DIRECTIONS
Write out the full set of records exactly. Any pictures in them do not belong in the copy.

SUPPLIED MATERIAL

---------------

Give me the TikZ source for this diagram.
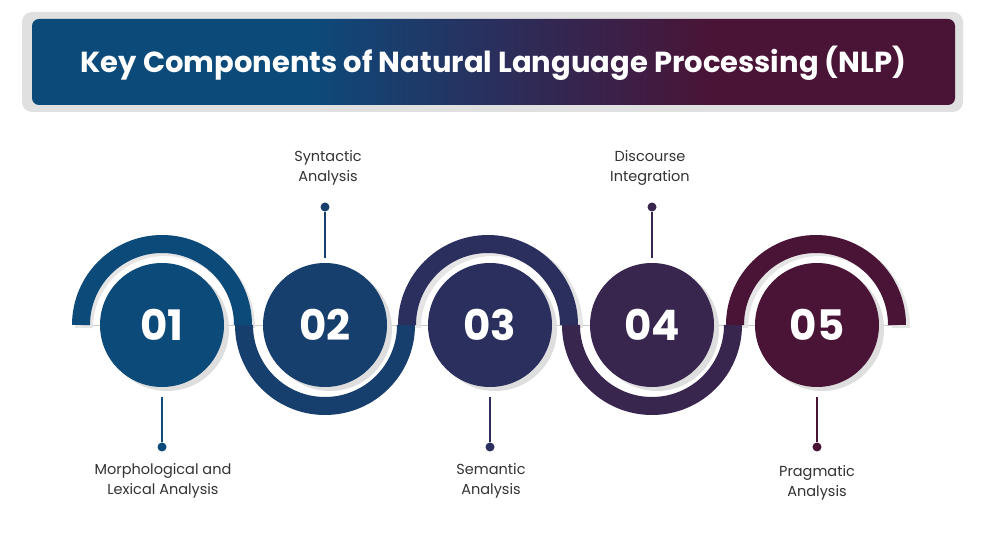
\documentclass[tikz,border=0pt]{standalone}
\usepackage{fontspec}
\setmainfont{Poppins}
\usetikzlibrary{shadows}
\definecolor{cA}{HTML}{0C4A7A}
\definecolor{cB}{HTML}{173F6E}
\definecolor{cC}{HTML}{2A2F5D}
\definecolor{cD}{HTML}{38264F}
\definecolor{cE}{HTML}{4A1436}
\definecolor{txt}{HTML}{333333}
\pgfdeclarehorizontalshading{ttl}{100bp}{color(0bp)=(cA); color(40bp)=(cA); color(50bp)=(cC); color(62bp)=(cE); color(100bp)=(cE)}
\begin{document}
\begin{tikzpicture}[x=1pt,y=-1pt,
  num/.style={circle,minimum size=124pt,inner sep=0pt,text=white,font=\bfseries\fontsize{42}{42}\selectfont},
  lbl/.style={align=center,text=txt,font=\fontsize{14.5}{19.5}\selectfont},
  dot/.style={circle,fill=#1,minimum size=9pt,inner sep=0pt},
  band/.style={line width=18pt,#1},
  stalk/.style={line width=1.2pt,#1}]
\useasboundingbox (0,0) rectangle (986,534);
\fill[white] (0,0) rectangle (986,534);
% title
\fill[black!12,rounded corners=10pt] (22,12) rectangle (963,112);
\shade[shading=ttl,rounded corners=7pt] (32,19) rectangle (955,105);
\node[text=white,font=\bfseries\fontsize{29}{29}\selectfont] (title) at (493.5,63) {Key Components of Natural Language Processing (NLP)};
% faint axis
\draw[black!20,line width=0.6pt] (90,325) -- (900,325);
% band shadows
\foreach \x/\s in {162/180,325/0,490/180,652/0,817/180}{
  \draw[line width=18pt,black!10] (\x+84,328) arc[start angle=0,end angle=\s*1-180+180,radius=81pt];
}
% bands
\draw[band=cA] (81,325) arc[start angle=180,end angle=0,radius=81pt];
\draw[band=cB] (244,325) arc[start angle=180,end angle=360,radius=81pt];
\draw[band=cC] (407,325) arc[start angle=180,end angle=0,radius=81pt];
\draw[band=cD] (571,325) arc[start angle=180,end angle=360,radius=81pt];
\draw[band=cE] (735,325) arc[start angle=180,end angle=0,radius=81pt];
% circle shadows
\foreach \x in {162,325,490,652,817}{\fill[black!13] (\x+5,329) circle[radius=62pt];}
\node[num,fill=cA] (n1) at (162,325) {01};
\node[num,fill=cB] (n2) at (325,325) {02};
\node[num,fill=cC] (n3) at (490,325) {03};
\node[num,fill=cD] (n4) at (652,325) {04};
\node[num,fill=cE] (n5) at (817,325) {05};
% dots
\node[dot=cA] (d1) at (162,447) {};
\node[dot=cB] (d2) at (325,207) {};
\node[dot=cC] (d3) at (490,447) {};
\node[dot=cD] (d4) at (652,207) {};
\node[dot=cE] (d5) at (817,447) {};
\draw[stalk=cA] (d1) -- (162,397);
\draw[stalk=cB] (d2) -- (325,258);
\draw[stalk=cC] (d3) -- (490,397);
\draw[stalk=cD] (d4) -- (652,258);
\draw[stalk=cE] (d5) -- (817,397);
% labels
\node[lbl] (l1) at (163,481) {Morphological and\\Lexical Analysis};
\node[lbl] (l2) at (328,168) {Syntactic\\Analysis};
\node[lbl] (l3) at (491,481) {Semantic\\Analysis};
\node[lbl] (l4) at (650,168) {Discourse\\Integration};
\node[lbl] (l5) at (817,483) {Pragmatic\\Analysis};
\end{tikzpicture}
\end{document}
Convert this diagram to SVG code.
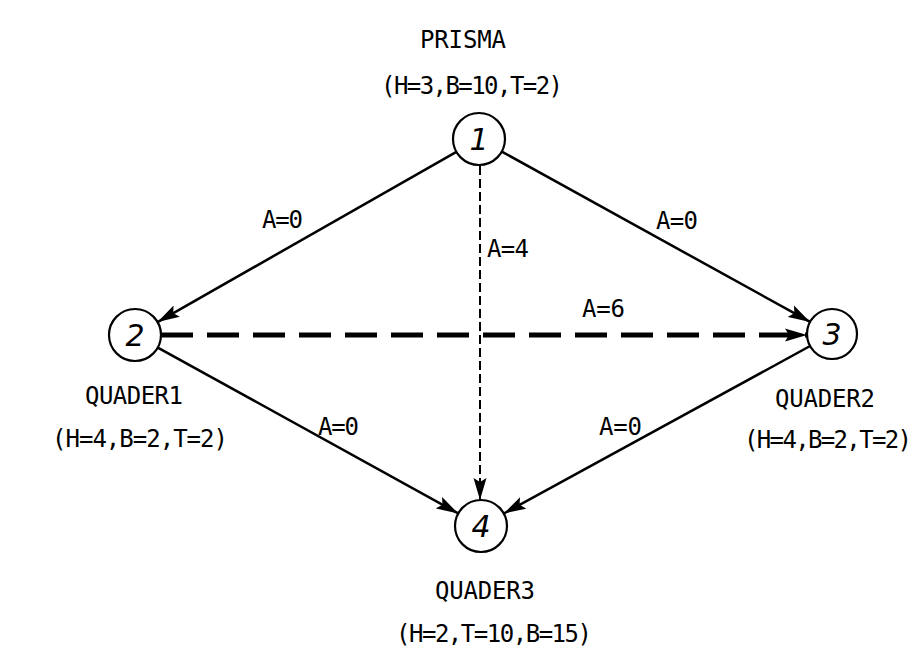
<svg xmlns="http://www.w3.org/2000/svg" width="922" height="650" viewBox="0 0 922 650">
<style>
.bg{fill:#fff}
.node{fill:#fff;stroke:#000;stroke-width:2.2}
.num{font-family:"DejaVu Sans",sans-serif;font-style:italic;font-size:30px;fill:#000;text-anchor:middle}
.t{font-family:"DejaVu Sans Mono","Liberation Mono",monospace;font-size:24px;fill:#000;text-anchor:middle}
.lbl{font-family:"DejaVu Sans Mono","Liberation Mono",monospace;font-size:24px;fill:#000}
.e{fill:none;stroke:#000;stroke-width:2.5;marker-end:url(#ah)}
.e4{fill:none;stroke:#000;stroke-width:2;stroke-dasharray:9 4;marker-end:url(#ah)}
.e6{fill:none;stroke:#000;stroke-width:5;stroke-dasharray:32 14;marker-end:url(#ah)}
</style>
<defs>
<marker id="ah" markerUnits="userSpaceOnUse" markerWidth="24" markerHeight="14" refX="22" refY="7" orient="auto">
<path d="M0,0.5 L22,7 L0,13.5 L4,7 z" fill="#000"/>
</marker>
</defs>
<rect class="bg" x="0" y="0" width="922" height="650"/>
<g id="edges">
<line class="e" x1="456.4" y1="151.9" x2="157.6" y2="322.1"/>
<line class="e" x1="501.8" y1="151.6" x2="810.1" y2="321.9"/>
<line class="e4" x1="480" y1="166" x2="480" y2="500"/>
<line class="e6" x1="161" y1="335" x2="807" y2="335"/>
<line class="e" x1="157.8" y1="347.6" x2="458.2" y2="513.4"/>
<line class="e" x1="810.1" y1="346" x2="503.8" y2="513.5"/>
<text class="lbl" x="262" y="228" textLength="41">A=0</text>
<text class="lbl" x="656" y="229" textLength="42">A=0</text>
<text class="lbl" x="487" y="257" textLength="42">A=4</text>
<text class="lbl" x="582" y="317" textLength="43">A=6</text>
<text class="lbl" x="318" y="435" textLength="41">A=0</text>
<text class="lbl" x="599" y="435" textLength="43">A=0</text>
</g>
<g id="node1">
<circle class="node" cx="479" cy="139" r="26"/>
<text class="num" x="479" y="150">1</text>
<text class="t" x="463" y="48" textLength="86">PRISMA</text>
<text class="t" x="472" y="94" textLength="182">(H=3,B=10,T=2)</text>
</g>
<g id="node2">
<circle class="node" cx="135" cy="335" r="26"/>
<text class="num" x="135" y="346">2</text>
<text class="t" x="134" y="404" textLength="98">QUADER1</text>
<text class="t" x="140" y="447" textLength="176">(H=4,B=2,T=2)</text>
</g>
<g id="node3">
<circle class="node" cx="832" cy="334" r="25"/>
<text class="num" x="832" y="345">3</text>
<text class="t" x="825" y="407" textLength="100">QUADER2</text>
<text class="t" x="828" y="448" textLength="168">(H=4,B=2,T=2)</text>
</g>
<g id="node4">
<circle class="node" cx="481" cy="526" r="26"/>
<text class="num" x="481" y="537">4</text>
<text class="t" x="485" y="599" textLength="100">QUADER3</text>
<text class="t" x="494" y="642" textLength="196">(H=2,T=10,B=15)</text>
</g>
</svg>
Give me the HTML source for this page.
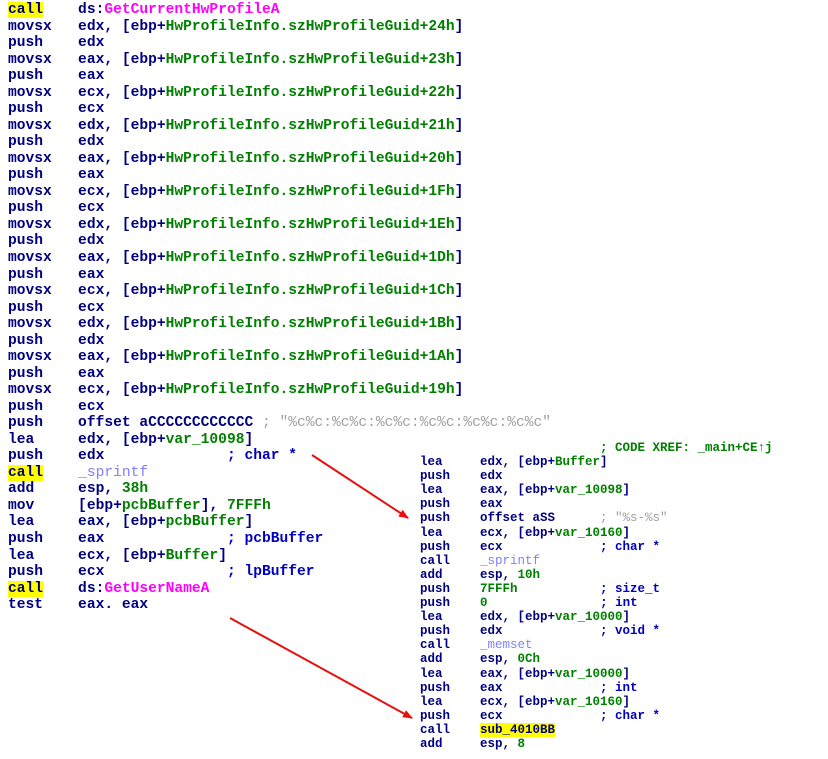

---------------

TASK SOLUTION
Give me the TikZ source for this diagram.
\documentclass[tikz,border=0pt]{standalone}
\usepackage{fontspec}
\setmainfont{Poppins}
\usetikzlibrary{shadows}
\definecolor{cA}{HTML}{0C4A7A}
\definecolor{cB}{HTML}{173F6E}
\definecolor{cC}{HTML}{2A2F5D}
\definecolor{cD}{HTML}{38264F}
\definecolor{cE}{HTML}{4A1436}
\definecolor{txt}{HTML}{333333}
\pgfdeclarehorizontalshading{ttl}{100bp}{color(0bp)=(cA); color(40bp)=(cA); color(50bp)=(cC); color(62bp)=(cE); color(100bp)=(cE)}
\begin{document}
\begin{tikzpicture}[x=1pt,y=-1pt,
  num/.style={circle,minimum size=124pt,inner sep=0pt,text=white,font=\bfseries\fontsize{42}{42}\selectfont},
  lbl/.style={align=center,text=txt,font=\fontsize{14.5}{19.5}\selectfont},
  dot/.style={circle,fill=#1,minimum size=9pt,inner sep=0pt},
  band/.style={line width=18pt,#1},
  stalk/.style={line width=1.2pt,#1}]
\useasboundingbox (0,0) rectangle (986,534);
\fill[white] (0,0) rectangle (986,534);
% title
\fill[black!12,rounded corners=10pt] (22,12) rectangle (963,112);
\shade[shading=ttl,rounded corners=7pt] (32,19) rectangle (955,105);
\node[text=white,font=\bfseries\fontsize{29}{29}\selectfont] (title) at (493.5,63) {Key Components of Natural Language Processing (NLP)};
% faint axis
\draw[black!20,line width=0.6pt] (90,325) -- (900,325);
% band shadows
\foreach \x/\s in {162/180,325/0,490/180,652/0,817/180}{
  \draw[line width=18pt,black!10] (\x+84,328) arc[start angle=0,end angle=\s*1-180+180,radius=81pt];
}
% bands
\draw[band=cA] (81,325) arc[start angle=180,end angle=0,radius=81pt];
\draw[band=cB] (244,325) arc[start angle=180,end angle=360,radius=81pt];
\draw[band=cC] (407,325) arc[start angle=180,end angle=0,radius=81pt];
\draw[band=cD] (571,325) arc[start angle=180,end angle=360,radius=81pt];
\draw[band=cE] (735,325) arc[start angle=180,end angle=0,radius=81pt];
% circle shadows
\foreach \x in {162,325,490,652,817}{\fill[black!13] (\x+5,329) circle[radius=62pt];}
\node[num,fill=cA] (n1) at (162,325) {01};
\node[num,fill=cB] (n2) at (325,325) {02};
\node[num,fill=cC] (n3) at (490,325) {03};
\node[num,fill=cD] (n4) at (652,325) {04};
\node[num,fill=cE] (n5) at (817,325) {05};
% dots
\node[dot=cA] (d1) at (162,447) {};
\node[dot=cB] (d2) at (325,207) {};
\node[dot=cC] (d3) at (490,447) {};
\node[dot=cD] (d4) at (652,207) {};
\node[dot=cE] (d5) at (817,447) {};
\draw[stalk=cA] (d1) -- (162,397);
\draw[stalk=cB] (d2) -- (325,258);
\draw[stalk=cC] (d3) -- (490,397);
\draw[stalk=cD] (d4) -- (652,258);
\draw[stalk=cE] (d5) -- (817,397);
% labels
\node[lbl] (l1) at (163,481) {Morphological and\\Lexical Analysis};
\node[lbl] (l2) at (328,168) {Syntactic\\Analysis};
\node[lbl] (l3) at (491,481) {Semantic\\Analysis};
\node[lbl] (l4) at (650,168) {Discourse\\Integration};
\node[lbl] (l5) at (817,483) {Pragmatic\\Analysis};
\end{tikzpicture}
\end{document}
Convert this diagram to SVG code.
<svg xmlns="http://www.w3.org/2000/svg" width="922" height="650" viewBox="0 0 922 650">
<style>
.bg{fill:#fff}
.node{fill:#fff;stroke:#000;stroke-width:2.2}
.num{font-family:"DejaVu Sans",sans-serif;font-style:italic;font-size:30px;fill:#000;text-anchor:middle}
.t{font-family:"DejaVu Sans Mono","Liberation Mono",monospace;font-size:24px;fill:#000;text-anchor:middle}
.lbl{font-family:"DejaVu Sans Mono","Liberation Mono",monospace;font-size:24px;fill:#000}
.e{fill:none;stroke:#000;stroke-width:2.5;marker-end:url(#ah)}
.e4{fill:none;stroke:#000;stroke-width:2;stroke-dasharray:9 4;marker-end:url(#ah)}
.e6{fill:none;stroke:#000;stroke-width:5;stroke-dasharray:32 14;marker-end:url(#ah)}
</style>
<defs>
<marker id="ah" markerUnits="userSpaceOnUse" markerWidth="24" markerHeight="14" refX="22" refY="7" orient="auto">
<path d="M0,0.5 L22,7 L0,13.5 L4,7 z" fill="#000"/>
</marker>
</defs>
<rect class="bg" x="0" y="0" width="922" height="650"/>
<g id="edges">
<line class="e" x1="456.4" y1="151.9" x2="157.6" y2="322.1"/>
<line class="e" x1="501.8" y1="151.6" x2="810.1" y2="321.9"/>
<line class="e4" x1="480" y1="166" x2="480" y2="500"/>
<line class="e6" x1="161" y1="335" x2="807" y2="335"/>
<line class="e" x1="157.8" y1="347.6" x2="458.2" y2="513.4"/>
<line class="e" x1="810.1" y1="346" x2="503.8" y2="513.5"/>
<text class="lbl" x="262" y="228" textLength="41">A=0</text>
<text class="lbl" x="656" y="229" textLength="42">A=0</text>
<text class="lbl" x="487" y="257" textLength="42">A=4</text>
<text class="lbl" x="582" y="317" textLength="43">A=6</text>
<text class="lbl" x="318" y="435" textLength="41">A=0</text>
<text class="lbl" x="599" y="435" textLength="43">A=0</text>
</g>
<g id="node1">
<circle class="node" cx="479" cy="139" r="26"/>
<text class="num" x="479" y="150">1</text>
<text class="t" x="463" y="48" textLength="86">PRISMA</text>
<text class="t" x="472" y="94" textLength="182">(H=3,B=10,T=2)</text>
</g>
<g id="node2">
<circle class="node" cx="135" cy="335" r="26"/>
<text class="num" x="135" y="346">2</text>
<text class="t" x="134" y="404" textLength="98">QUADER1</text>
<text class="t" x="140" y="447" textLength="176">(H=4,B=2,T=2)</text>
</g>
<g id="node3">
<circle class="node" cx="832" cy="334" r="25"/>
<text class="num" x="832" y="345">3</text>
<text class="t" x="825" y="407" textLength="100">QUADER2</text>
<text class="t" x="828" y="448" textLength="168">(H=4,B=2,T=2)</text>
</g>
<g id="node4">
<circle class="node" cx="481" cy="526" r="26"/>
<text class="num" x="481" y="537">4</text>
<text class="t" x="485" y="599" textLength="100">QUADER3</text>
<text class="t" x="494" y="642" textLength="196">(H=2,T=10,B=15)</text>
</g>
</svg>
Give me the HTML source for this page.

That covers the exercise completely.